Copy out the data exactly, leaving the pictures behind.

=== DATA SEGMENT ===

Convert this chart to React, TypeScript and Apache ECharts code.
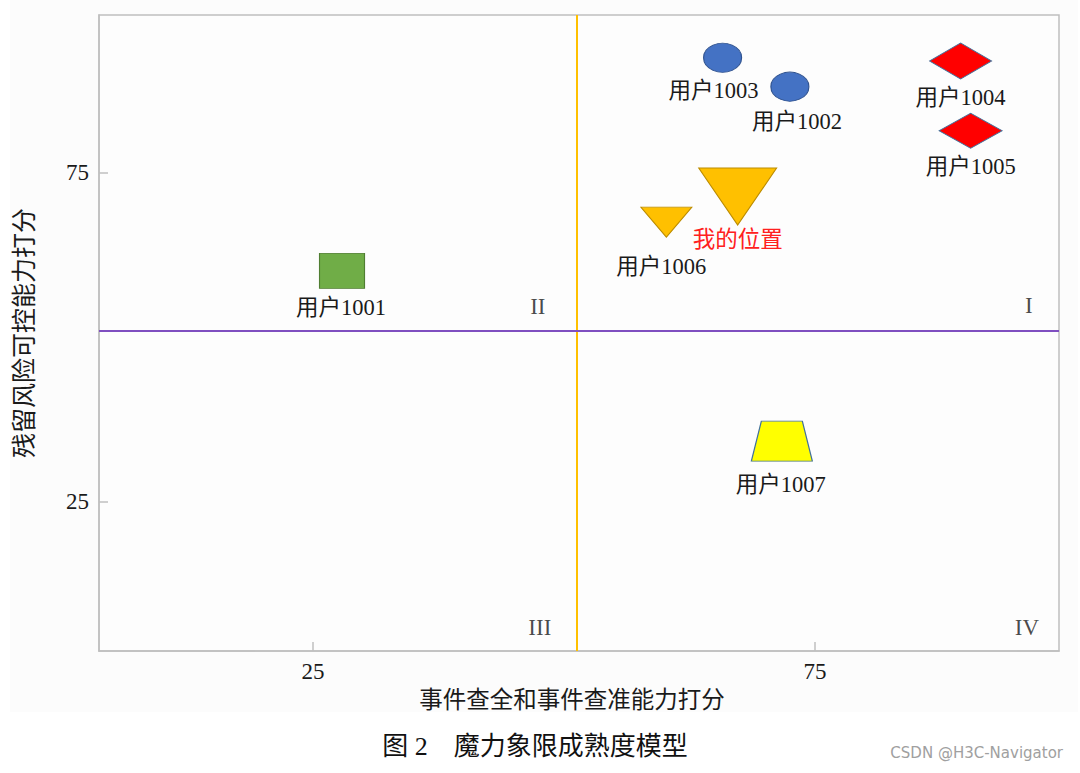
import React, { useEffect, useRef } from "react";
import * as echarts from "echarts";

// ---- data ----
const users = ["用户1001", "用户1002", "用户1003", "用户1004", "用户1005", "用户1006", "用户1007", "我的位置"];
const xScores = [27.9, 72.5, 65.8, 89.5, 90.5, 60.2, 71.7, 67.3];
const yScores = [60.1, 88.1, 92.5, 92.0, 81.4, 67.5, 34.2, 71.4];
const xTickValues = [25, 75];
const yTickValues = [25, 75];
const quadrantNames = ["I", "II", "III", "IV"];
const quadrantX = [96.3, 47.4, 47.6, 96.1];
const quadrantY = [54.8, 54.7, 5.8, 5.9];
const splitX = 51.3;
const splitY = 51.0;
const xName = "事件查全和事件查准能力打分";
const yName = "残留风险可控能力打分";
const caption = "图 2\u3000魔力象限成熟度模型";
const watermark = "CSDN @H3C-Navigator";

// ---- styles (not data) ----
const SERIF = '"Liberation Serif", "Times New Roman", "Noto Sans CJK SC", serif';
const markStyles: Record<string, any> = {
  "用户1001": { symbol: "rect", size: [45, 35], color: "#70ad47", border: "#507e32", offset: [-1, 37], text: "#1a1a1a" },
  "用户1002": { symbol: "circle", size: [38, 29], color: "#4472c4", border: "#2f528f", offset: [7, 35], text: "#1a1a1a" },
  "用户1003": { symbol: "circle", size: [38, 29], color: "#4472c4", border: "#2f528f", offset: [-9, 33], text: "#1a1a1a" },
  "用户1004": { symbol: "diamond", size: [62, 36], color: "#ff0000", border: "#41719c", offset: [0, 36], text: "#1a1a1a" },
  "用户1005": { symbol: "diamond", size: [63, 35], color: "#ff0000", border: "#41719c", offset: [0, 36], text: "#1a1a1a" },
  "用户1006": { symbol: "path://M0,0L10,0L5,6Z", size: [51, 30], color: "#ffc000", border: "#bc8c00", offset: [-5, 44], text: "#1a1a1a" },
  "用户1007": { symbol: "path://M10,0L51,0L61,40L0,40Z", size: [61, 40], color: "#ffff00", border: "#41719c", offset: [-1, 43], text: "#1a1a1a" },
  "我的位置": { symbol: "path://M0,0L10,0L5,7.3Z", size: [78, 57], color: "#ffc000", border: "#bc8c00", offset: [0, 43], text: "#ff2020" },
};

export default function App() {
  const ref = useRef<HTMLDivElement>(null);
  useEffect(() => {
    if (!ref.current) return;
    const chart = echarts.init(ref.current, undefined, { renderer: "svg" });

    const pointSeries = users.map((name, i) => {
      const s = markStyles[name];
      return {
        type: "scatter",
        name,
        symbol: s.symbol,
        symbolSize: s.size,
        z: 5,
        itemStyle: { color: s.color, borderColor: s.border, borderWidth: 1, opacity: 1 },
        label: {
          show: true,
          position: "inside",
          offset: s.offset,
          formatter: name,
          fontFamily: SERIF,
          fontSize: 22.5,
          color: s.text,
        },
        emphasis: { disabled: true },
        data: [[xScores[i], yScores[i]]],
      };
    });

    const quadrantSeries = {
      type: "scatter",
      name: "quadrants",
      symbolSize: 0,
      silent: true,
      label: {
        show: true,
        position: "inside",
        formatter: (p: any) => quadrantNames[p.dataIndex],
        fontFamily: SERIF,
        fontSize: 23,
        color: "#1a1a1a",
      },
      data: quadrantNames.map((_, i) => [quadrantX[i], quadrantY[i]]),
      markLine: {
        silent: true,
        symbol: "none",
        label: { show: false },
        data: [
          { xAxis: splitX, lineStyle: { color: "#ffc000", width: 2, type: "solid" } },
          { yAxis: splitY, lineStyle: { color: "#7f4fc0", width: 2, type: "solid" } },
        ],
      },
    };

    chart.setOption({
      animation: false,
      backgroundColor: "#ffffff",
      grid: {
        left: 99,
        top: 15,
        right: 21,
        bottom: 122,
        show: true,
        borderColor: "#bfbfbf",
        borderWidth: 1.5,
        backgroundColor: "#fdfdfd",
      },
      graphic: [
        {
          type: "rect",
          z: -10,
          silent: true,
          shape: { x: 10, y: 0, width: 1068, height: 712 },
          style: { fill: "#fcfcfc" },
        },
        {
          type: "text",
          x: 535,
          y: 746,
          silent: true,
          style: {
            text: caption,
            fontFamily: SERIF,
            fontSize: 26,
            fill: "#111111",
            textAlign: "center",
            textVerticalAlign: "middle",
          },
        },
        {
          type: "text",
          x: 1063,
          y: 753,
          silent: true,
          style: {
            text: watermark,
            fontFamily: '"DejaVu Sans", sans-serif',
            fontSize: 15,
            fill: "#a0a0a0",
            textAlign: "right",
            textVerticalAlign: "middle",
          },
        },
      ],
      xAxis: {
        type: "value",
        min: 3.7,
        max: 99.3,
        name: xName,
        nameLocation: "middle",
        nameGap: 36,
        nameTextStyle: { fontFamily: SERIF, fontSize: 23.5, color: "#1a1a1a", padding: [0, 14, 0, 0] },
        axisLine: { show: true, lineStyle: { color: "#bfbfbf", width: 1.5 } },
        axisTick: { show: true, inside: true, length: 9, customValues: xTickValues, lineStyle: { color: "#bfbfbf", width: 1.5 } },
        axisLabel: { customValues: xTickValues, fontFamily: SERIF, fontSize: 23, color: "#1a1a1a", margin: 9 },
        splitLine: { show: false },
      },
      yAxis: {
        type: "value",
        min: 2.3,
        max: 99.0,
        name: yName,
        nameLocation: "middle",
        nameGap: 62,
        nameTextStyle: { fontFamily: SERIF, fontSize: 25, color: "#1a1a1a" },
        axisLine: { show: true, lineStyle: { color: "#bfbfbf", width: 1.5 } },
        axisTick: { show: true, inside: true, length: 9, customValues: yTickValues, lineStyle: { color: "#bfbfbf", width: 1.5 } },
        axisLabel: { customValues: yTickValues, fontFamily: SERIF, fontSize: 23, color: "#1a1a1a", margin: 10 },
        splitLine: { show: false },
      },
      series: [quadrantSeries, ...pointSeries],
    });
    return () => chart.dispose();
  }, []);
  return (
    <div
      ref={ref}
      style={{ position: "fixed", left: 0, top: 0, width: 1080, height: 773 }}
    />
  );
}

===

SOLVED EXERCISE -
Convert this chart to React, TypeScript and Apache ECharts code.
import React, { useEffect, useRef } from "react";
import * as echarts from "echarts";

// ---- data ----
const users = ["用户1001", "用户1002", "用户1003", "用户1004", "用户1005", "用户1006", "用户1007", "我的位置"];
const xScores = [27.9, 72.5, 65.8, 89.5, 90.5, 60.2, 71.7, 67.3];
const yScores = [60.1, 88.1, 92.5, 92.0, 81.4, 67.5, 34.2, 71.4];
const xTickValues = [25, 75];
const yTickValues = [25, 75];
const quadrantNames = ["I", "II", "III", "IV"];
const quadrantX = [96.3, 47.4, 47.6, 96.1];
const quadrantY = [54.8, 54.7, 5.8, 5.9];
const splitX = 51.3;
const splitY = 51.0;
const xName = "事件查全和事件查准能力打分";
const yName = "残留风险可控能力打分";
const caption = "图 2\u3000魔力象限成熟度模型";
const watermark = "CSDN @H3C-Navigator";

// ---- styles (not data) ----
const SERIF = '"Liberation Serif", "Times New Roman", "Noto Sans CJK SC", serif';
const markStyles: Record<string, any> = {
  "用户1001": { symbol: "rect", size: [45, 35], color: "#70ad47", border: "#507e32", offset: [-1, 37], text: "#1a1a1a" },
  "用户1002": { symbol: "circle", size: [38, 29], color: "#4472c4", border: "#2f528f", offset: [7, 35], text: "#1a1a1a" },
  "用户1003": { symbol: "circle", size: [38, 29], color: "#4472c4", border: "#2f528f", offset: [-9, 33], text: "#1a1a1a" },
  "用户1004": { symbol: "diamond", size: [62, 36], color: "#ff0000", border: "#41719c", offset: [0, 36], text: "#1a1a1a" },
  "用户1005": { symbol: "diamond", size: [63, 35], color: "#ff0000", border: "#41719c", offset: [0, 36], text: "#1a1a1a" },
  "用户1006": { symbol: "path://M0,0L10,0L5,6Z", size: [51, 30], color: "#ffc000", border: "#bc8c00", offset: [-5, 44], text: "#1a1a1a" },
  "用户1007": { symbol: "path://M10,0L51,0L61,40L0,40Z", size: [61, 40], color: "#ffff00", border: "#41719c", offset: [-1, 43], text: "#1a1a1a" },
  "我的位置": { symbol: "path://M0,0L10,0L5,7.3Z", size: [78, 57], color: "#ffc000", border: "#bc8c00", offset: [0, 43], text: "#ff2020" },
};

export default function App() {
  const ref = useRef<HTMLDivElement>(null);
  useEffect(() => {
    if (!ref.current) return;
    const chart = echarts.init(ref.current, undefined, { renderer: "svg" });

    const pointSeries = users.map((name, i) => {
      const s = markStyles[name];
      return {
        type: "scatter",
        name,
        symbol: s.symbol,
        symbolSize: s.size,
        z: 5,
        itemStyle: { color: s.color, borderColor: s.border, borderWidth: 1, opacity: 1 },
        label: {
          show: true,
          position: "inside",
          offset: s.offset,
          formatter: name,
          fontFamily: SERIF,
          fontSize: 22.5,
          color: s.text,
        },
        emphasis: { disabled: true },
        data: [[xScores[i], yScores[i]]],
      };
    });

    const quadrantSeries = {
      type: "scatter",
      name: "quadrants",
      symbolSize: 0,
      silent: true,
      label: {
        show: true,
        position: "inside",
        formatter: (p: any) => quadrantNames[p.dataIndex],
        fontFamily: SERIF,
        fontSize: 23,
        color: "#1a1a1a",
      },
      data: quadrantNames.map((_, i) => [quadrantX[i], quadrantY[i]]),
      markLine: {
        silent: true,
        symbol: "none",
        label: { show: false },
        data: [
          { xAxis: splitX, lineStyle: { color: "#ffc000", width: 2, type: "solid" } },
          { yAxis: splitY, lineStyle: { color: "#7f4fc0", width: 2, type: "solid" } },
        ],
      },
    };

    chart.setOption({
      animation: false,
      backgroundColor: "#ffffff",
      grid: {
        left: 99,
        top: 15,
        right: 21,
        bottom: 122,
        show: true,
        borderColor: "#bfbfbf",
        borderWidth: 1.5,
        backgroundColor: "#fdfdfd",
      },
      graphic: [
        {
          type: "rect",
          z: -10,
          silent: true,
          shape: { x: 10, y: 0, width: 1068, height: 712 },
          style: { fill: "#fcfcfc" },
        },
        {
          type: "text",
          x: 535,
          y: 746,
          silent: true,
          style: {
            text: caption,
            fontFamily: SERIF,
            fontSize: 26,
            fill: "#111111",
            textAlign: "center",
            textVerticalAlign: "middle",
          },
        },
        {
          type: "text",
          x: 1063,
          y: 753,
          silent: true,
          style: {
            text: watermark,
            fontFamily: '"DejaVu Sans", sans-serif',
            fontSize: 15,
            fill: "#a0a0a0",
            textAlign: "right",
            textVerticalAlign: "middle",
          },
        },
      ],
      xAxis: {
        type: "value",
        min: 3.7,
        max: 99.3,
        name: xName,
        nameLocation: "middle",
        nameGap: 36,
        nameTextStyle: { fontFamily: SERIF, fontSize: 23.5, color: "#1a1a1a", padding: [0, 14, 0, 0] },
        axisLine: { show: true, lineStyle: { color: "#bfbfbf", width: 1.5 } },
        axisTick: { show: true, inside: true, length: 9, customValues: xTickValues, lineStyle: { color: "#bfbfbf", width: 1.5 } },
        axisLabel: { customValues: xTickValues, fontFamily: SERIF, fontSize: 23, color: "#1a1a1a", margin: 9 },
        splitLine: { show: false },
      },
      yAxis: {
        type: "value",
        min: 2.3,
        max: 99.0,
        name: yName,
        nameLocation: "middle",
        nameGap: 62,
        nameTextStyle: { fontFamily: SERIF, fontSize: 25, color: "#1a1a1a" },
        axisLine: { show: true, lineStyle: { color: "#bfbfbf", width: 1.5 } },
        axisTick: { show: true, inside: true, length: 9, customValues: yTickValues, lineStyle: { color: "#bfbfbf", width: 1.5 } },
        axisLabel: { customValues: yTickValues, fontFamily: SERIF, fontSize: 23, color: "#1a1a1a", margin: 10 },
        splitLine: { show: false },
      },
      series: [quadrantSeries, ...pointSeries],
    });
    return () => chart.dispose();
  }, []);
  return (
    <div
      ref={ref}
      style={{ position: "fixed", left: 0, top: 0, width: 1080, height: 773 }}
    />
  );
}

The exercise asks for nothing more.